▶ TASK TO COMPLETE
Repeat, exactly and only, the lines from the beginning of the data through the line with "(0.30,-0.18) rectangle (27.98,-15.0);". Pictures are left out.

▶ INFORMATION SUPPLIED

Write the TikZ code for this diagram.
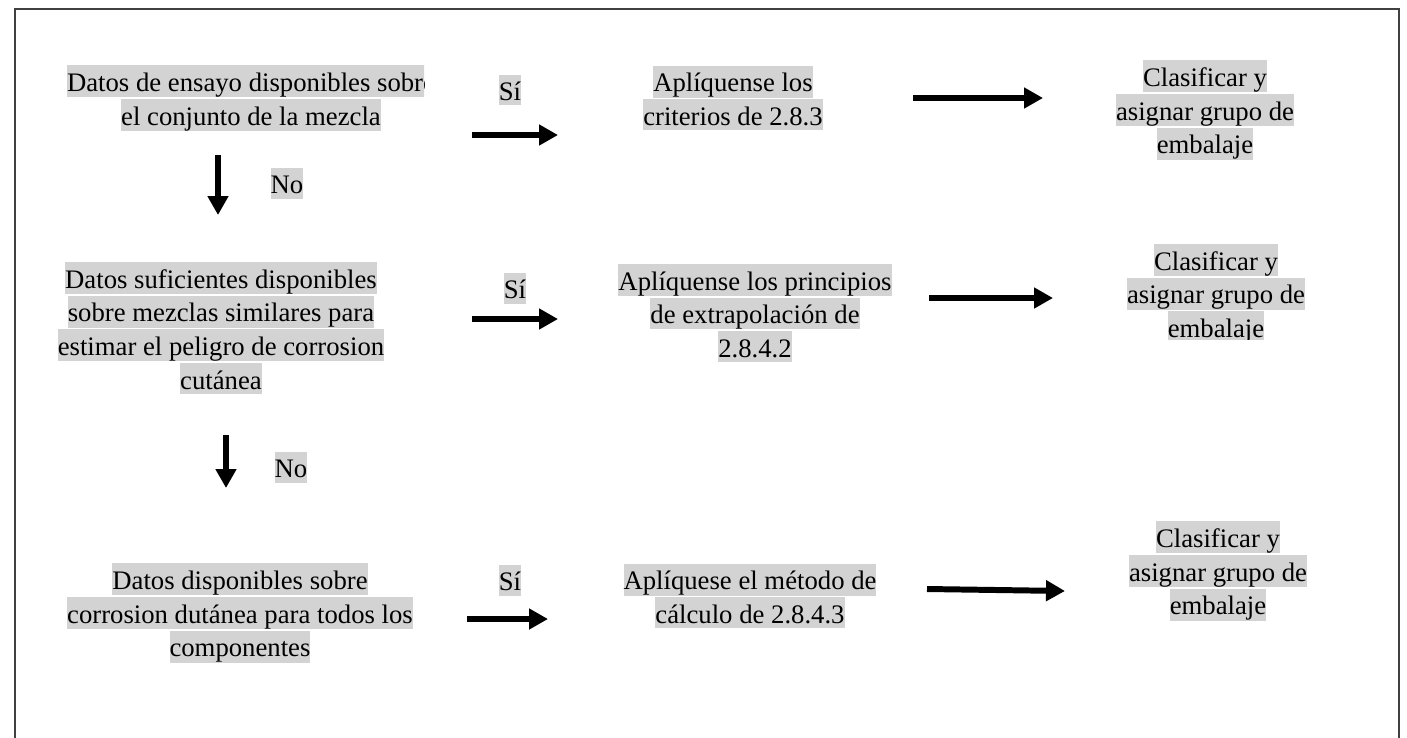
\documentclass[tikz,border=0pt]{standalone}
\usepackage{fontspec}
\setmainfont{Liberation Serif}
\usepackage{xcolor}
\usepackage{tikz}
\usetikzlibrary{arrows.meta, positioning}
\definecolor{hlgray}{HTML}{D3D3D3}
\definecolor{framegray}{HTML}{404040}
\newcommand{\hl}[1]{{\setlength{\fboxsep}{0pt}\colorbox{hlgray}{\rule[-0.18em]{0pt}{1.16em}#1}}}

\begin{document}
\begin{tikzpicture}[
  every node/.style={font=\fontsize{15.2pt}{17.64pt}\selectfont,
                     inner sep=0pt, align=center},
  txt/.style={text=black},
  lbl/.style={text=black},
  arr/.style={-{Triangle[length=0.38cm,width=0.40cm]}, line width=3.4pt}
]
\useasboundingbox (0,0) rectangle (28.14,-14.74);
\draw[framegray, line width=0.8pt] (0.30,-0.18) rectangle (27.98,-15.0);

%% ─── left column: questions ────────────────────────────────────────────────
\begin{scope}
  \clip (0,0) rectangle (8.48,-4);
  \node[txt] (r1_q) at (5.02,-1.96)
    {\hl{Datos de ensayo disponibles sobre}\\\hl{el conjunto de la mezcla}};
\end{scope}
\node[txt] (r2_q) at (4.42,-6.56)
  {\hl{Datos suficientes disponibles}\\\hl{sobre mezclas similares para}\\
   \hl{estimar el peligro de corrosion}\\\hl{cutánea}};
\node[txt] (r3_q) at (4.80,-12.26)
  {\hl{Datos disponibles sobre}\\\hl{corrosion dutánea para todos los}\\
   \hl{componentes}};

\node[lbl] (no1) at (5.74,-3.66)  {\hl{No}};
\node[lbl] (no2) at (5.82,-9.34)  {\hl{No}};

\coordinate (d1_a) at (4.36,-3.10);
\coordinate (d1_b) at (4.36,-4.30);
\coordinate (d2_a) at (4.52,-8.70);
\coordinate (d2_b) at (4.52,-9.76);
\draw[arr] (d1_a)--(d1_b);
\draw[arr] (d2_a)--(d2_b);

%% ─── middle column: methods ────────────────────────────────────────────────
\node[lbl] (r1_si) at (10.20,-1.80)  {\hl{Sí}};
\node[lbl] (r2_si) at (10.30,-5.76)  {\hl{Sí}};
\node[lbl] (r3_si) at (10.20,-11.60) {\hl{Sí}};

\node[txt] (r1_ap) at (14.66,-1.96)
  {\hl{Aplíquense los}\\\hl{criterios de 2.8.3}};
\node[txt] (r2_ap) at (15.10,-6.26)
  {\hl{Aplíquense los principios}\\\hl{de extrapolación de}\\\hl{2.8.4.2}};
\node[txt] (r3_ap) at (15.00,-11.92)
  {\hl{Aplíquese el método de}\\\hl{cálculo de 2.8.4.3}};

\coordinate (s1_a) at (9.44,-2.70);
\coordinate (s1_b) at (11.16,-2.70);
\coordinate (s2_a) at (9.44,-6.38);
\coordinate (s2_b) at (11.16,-6.38);
\coordinate (s3_a) at (9.34,-12.38);
\coordinate (s3_b) at (10.96,-12.38);
\foreach \a/\b in {s1_a/s1_b, s2_a/s2_b, s3_a/s3_b}
  \draw[arr] (\a)--(\b);

%% ─── right column: classification ──────────────────────────────────────────
\node[txt] (r1_cl) at (24.10,-2.20)
  {\hl{Clasificar y}\\\hl{asignar grupo de}\\\hl{embalaje}};
\begin{scope}
  \clip (20,-4) rectangle (28,-6.78);
  \node[txt] (r2_cl) at (24.32,-5.87)
    {\hl{Clasificar y}\\\hl{asignar grupo de}\\\hl{embalaje}};
\end{scope}
\node[txt] (r3_cl) at (24.36,-11.42)
  {\hl{Clasificar y}\\\hl{asignar grupo de}\\\hl{embalaje}};

\coordinate (c1_a) at (18.26,-1.96);
\coordinate (c1_b) at (20.86,-1.96);
\coordinate (c2_a) at (18.58,-5.96);
\coordinate (c2_b) at (21.06,-5.96);
\coordinate (c3_a) at (18.54,-11.78);
\coordinate (c3_b) at (21.30,-11.82);
\foreach \a/\b in {c1_a/c1_b, c2_a/c2_b, c3_a/c3_b}
  \draw[arr] (\a)--(\b);

\end{tikzpicture}
\end{document}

▶ COMPLETED EXERCISE
Write the TikZ code for this diagram.
\documentclass[tikz,border=0pt]{standalone}
\usepackage{fontspec}
\setmainfont{Liberation Serif}
\usepackage{xcolor}
\usepackage{tikz}
\usetikzlibrary{arrows.meta, positioning}
\definecolor{hlgray}{HTML}{D3D3D3}
\definecolor{framegray}{HTML}{404040}
\newcommand{\hl}[1]{{\setlength{\fboxsep}{0pt}\colorbox{hlgray}{\rule[-0.18em]{0pt}{1.16em}#1}}}

\begin{document}
\begin{tikzpicture}[
  every node/.style={font=\fontsize{15.2pt}{17.64pt}\selectfont,
                     inner sep=0pt, align=center},
  txt/.style={text=black},
  lbl/.style={text=black},
  arr/.style={-{Triangle[length=0.38cm,width=0.40cm]}, line width=3.4pt}
]
\useasboundingbox (0,0) rectangle (28.14,-14.74);
\draw[framegray, line width=0.8pt] (0.30,-0.18) rectangle (27.98,-15.0);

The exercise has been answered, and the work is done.